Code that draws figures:
────────────────────────────────────────

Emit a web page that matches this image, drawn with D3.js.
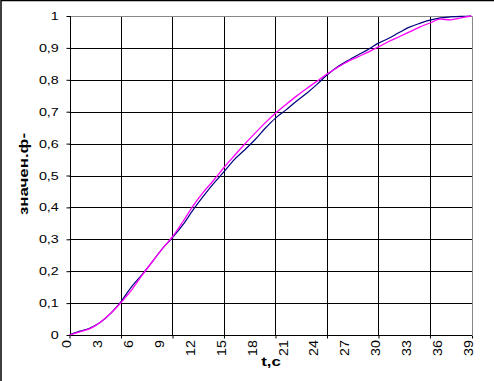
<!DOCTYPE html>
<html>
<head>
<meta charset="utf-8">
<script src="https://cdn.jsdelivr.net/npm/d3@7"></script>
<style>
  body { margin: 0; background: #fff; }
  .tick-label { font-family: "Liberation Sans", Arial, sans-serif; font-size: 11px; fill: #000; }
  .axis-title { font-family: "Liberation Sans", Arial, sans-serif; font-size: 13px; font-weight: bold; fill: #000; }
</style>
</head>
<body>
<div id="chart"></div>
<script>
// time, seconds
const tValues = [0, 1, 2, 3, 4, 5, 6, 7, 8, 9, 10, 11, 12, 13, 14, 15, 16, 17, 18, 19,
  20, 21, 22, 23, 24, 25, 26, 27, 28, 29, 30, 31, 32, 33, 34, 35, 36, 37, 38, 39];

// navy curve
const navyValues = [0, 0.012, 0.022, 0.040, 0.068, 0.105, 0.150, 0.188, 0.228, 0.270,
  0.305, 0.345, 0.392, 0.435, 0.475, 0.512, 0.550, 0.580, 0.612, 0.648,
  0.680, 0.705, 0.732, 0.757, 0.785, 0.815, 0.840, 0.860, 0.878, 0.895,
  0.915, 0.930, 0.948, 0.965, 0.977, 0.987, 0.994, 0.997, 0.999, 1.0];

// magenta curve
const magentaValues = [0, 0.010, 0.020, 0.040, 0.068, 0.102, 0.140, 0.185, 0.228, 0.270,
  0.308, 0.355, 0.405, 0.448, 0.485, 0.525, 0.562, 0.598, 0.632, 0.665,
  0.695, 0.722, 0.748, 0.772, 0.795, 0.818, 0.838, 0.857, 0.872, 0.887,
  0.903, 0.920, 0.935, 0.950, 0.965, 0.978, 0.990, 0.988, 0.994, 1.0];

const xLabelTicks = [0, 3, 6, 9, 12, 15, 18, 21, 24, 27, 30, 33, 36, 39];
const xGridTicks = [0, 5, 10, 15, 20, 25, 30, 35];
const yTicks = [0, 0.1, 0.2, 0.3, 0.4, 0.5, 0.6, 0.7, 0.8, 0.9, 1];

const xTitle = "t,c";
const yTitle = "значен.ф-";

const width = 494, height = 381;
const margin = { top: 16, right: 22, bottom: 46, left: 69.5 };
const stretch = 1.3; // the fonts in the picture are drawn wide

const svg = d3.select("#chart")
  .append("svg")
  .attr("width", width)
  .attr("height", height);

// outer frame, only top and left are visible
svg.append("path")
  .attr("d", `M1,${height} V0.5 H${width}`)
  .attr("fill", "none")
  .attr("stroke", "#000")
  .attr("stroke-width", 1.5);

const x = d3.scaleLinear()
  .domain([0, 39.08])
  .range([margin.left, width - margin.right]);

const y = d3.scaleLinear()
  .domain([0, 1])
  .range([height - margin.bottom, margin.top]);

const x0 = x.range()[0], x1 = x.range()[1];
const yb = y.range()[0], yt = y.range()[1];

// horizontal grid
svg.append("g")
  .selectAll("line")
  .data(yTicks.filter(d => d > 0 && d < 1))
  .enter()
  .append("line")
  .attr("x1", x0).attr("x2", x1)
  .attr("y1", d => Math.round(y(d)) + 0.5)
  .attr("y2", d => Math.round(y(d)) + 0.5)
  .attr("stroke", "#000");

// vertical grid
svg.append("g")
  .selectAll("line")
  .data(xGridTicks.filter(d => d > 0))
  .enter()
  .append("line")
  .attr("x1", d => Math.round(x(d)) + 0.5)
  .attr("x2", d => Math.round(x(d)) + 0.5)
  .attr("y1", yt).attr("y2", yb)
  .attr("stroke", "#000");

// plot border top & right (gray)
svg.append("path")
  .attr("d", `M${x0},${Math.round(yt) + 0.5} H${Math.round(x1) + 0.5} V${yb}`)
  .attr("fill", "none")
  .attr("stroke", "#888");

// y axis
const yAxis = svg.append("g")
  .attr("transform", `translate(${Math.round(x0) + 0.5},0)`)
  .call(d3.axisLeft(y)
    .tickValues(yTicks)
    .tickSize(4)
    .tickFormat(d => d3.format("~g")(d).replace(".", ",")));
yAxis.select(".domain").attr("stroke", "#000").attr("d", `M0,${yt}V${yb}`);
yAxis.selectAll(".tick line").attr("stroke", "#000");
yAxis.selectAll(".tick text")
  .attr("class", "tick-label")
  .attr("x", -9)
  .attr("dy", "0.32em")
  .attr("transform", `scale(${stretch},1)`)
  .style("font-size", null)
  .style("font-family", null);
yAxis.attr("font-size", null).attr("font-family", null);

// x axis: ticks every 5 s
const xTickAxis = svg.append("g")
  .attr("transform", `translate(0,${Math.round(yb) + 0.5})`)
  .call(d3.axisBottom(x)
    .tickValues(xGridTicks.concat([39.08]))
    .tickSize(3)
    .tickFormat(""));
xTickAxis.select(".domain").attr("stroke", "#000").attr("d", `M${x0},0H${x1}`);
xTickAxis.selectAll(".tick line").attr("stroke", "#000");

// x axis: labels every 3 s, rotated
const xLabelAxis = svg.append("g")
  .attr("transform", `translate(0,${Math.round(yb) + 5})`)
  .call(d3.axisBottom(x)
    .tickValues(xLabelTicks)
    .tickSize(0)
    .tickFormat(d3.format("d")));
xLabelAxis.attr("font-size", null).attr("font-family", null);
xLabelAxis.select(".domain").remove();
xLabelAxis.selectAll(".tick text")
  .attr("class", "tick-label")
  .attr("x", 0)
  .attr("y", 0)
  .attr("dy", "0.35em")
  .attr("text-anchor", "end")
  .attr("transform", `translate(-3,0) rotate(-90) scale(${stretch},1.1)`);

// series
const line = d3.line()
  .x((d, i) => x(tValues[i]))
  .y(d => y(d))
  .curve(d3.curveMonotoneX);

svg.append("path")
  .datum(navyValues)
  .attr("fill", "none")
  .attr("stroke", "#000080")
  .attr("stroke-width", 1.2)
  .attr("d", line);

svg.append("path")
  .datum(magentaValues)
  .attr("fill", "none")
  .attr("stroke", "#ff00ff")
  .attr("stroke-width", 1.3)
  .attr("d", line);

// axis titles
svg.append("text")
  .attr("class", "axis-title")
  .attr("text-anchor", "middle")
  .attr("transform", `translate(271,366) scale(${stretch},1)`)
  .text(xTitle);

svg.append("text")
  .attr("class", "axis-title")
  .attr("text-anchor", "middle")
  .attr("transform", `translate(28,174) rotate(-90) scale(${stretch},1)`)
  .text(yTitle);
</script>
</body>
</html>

────────────────────────────────────────

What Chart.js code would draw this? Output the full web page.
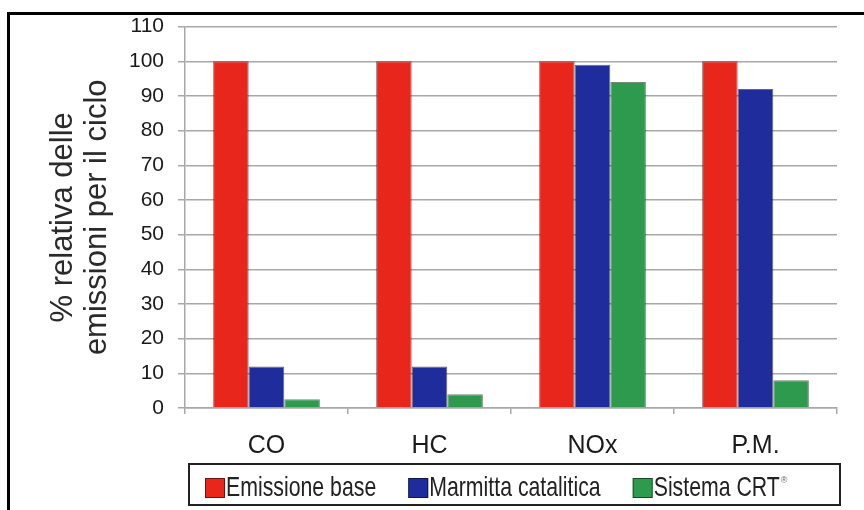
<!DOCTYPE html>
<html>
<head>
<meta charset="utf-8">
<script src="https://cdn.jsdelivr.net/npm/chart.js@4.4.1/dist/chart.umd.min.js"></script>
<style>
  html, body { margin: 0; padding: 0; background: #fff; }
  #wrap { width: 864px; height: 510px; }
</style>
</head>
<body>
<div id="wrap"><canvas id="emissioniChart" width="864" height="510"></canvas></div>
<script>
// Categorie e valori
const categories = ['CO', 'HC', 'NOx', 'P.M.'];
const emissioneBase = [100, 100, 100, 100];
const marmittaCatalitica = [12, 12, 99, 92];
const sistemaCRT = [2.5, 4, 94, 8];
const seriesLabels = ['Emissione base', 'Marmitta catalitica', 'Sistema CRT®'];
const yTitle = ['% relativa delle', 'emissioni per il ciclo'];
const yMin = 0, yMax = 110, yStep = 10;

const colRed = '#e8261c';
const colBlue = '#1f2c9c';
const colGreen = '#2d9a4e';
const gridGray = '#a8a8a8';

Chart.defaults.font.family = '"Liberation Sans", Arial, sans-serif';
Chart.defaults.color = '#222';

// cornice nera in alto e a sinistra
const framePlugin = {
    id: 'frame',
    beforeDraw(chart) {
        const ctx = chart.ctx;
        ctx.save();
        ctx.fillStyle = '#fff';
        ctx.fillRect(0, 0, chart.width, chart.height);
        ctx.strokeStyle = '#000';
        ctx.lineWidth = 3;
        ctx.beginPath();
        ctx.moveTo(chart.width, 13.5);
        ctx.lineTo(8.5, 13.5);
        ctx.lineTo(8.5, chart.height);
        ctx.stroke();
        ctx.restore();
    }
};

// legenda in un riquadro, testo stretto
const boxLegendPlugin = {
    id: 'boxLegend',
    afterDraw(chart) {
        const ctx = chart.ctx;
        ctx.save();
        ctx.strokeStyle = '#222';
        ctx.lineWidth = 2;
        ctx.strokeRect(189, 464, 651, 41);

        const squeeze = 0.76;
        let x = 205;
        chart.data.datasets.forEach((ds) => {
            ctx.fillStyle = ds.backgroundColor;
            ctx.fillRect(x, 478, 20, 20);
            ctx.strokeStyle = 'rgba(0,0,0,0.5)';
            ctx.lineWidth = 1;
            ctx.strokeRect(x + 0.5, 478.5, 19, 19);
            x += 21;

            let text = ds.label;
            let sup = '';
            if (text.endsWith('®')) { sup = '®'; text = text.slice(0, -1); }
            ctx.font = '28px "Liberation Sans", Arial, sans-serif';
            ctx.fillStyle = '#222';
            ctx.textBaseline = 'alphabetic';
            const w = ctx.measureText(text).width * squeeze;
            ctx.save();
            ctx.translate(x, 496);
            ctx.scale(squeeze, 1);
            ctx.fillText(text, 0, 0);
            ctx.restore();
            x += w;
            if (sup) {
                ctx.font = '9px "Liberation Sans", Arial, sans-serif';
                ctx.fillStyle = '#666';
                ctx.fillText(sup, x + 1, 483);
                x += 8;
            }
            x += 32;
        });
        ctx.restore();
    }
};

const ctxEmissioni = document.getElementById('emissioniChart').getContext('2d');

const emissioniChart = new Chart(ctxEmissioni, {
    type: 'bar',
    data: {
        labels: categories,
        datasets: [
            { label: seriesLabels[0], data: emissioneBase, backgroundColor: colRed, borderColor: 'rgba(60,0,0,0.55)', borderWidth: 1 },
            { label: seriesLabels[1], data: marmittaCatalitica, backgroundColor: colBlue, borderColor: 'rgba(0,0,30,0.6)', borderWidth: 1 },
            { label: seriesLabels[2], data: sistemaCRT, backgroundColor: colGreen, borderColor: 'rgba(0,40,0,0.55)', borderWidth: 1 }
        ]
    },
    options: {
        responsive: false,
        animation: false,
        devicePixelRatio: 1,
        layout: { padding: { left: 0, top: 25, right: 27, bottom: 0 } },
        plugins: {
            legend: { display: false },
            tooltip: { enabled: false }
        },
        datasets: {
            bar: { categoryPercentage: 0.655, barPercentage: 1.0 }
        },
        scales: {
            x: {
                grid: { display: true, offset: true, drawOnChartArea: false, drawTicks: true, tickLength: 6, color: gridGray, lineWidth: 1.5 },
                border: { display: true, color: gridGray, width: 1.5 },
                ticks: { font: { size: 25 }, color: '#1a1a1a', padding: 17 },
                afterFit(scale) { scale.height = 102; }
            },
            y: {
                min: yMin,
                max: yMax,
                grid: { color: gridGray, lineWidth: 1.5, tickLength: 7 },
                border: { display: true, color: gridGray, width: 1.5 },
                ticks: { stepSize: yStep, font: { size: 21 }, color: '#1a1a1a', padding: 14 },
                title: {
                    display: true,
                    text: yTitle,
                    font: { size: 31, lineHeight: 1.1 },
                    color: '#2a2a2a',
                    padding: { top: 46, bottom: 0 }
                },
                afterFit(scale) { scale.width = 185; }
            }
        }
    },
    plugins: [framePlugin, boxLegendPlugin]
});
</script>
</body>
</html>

────────────────────────────────────────

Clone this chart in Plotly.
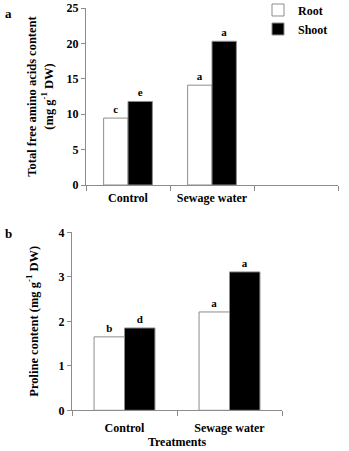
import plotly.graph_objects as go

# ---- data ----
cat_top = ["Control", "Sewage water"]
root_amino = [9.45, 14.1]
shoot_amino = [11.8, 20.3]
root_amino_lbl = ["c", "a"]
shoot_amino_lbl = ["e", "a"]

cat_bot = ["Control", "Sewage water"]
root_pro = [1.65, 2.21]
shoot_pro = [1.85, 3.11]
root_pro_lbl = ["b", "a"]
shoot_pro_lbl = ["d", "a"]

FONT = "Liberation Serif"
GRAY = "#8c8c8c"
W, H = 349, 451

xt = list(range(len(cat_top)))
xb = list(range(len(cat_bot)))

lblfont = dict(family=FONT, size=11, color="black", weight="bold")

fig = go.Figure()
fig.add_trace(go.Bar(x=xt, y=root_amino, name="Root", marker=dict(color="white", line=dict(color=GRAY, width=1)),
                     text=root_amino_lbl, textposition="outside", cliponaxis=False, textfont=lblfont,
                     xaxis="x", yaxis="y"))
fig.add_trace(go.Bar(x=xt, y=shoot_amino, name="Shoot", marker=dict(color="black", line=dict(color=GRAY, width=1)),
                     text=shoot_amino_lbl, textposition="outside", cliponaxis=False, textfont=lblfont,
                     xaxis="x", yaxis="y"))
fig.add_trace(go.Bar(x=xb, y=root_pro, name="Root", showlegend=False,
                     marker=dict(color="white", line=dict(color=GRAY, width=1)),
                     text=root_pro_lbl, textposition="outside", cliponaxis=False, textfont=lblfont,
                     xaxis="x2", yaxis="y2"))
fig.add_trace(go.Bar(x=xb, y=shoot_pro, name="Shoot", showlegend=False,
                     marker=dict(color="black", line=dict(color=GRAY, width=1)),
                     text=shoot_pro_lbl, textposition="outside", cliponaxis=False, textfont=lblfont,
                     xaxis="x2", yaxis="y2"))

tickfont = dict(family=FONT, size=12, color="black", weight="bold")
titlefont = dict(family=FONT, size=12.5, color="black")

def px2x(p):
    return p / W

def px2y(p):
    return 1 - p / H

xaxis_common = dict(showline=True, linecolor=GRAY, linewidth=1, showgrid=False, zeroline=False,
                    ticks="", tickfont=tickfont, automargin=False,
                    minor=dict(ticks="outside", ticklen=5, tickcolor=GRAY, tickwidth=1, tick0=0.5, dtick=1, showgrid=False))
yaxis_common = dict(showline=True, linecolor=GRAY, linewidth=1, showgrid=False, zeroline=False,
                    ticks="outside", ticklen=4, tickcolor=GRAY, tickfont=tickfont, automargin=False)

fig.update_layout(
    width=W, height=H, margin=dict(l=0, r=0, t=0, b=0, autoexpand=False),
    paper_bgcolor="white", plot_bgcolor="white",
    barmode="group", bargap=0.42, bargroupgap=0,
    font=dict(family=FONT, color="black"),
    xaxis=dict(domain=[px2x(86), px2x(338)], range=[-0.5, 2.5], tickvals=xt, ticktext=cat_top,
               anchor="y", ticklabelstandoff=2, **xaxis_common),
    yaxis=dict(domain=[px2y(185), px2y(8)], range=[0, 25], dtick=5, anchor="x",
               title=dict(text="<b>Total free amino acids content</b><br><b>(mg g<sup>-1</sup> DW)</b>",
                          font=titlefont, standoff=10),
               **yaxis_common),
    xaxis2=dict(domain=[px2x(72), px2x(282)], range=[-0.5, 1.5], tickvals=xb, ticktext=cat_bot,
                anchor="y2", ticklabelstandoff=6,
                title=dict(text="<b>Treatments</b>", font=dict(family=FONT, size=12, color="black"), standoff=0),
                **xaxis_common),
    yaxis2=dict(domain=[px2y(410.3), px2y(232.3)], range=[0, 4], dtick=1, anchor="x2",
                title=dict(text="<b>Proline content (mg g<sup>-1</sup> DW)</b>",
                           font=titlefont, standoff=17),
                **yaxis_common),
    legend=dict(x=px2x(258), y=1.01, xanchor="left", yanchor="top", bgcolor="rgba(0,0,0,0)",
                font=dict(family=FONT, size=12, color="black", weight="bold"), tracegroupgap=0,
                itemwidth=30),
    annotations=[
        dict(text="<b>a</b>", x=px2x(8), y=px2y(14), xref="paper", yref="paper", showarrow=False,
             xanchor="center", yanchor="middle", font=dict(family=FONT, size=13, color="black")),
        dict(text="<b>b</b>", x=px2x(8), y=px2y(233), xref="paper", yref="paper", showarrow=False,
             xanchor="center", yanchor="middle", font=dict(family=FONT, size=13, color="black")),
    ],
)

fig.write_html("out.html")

────────────────────────────────────────

> **Given task**
Extract every line above containing the word "drawn".

> **Written answer**
Emit a web page that matches this image, drawn with D3.js.
const stretch = 1.3; // the fonts in the picture are drawn wide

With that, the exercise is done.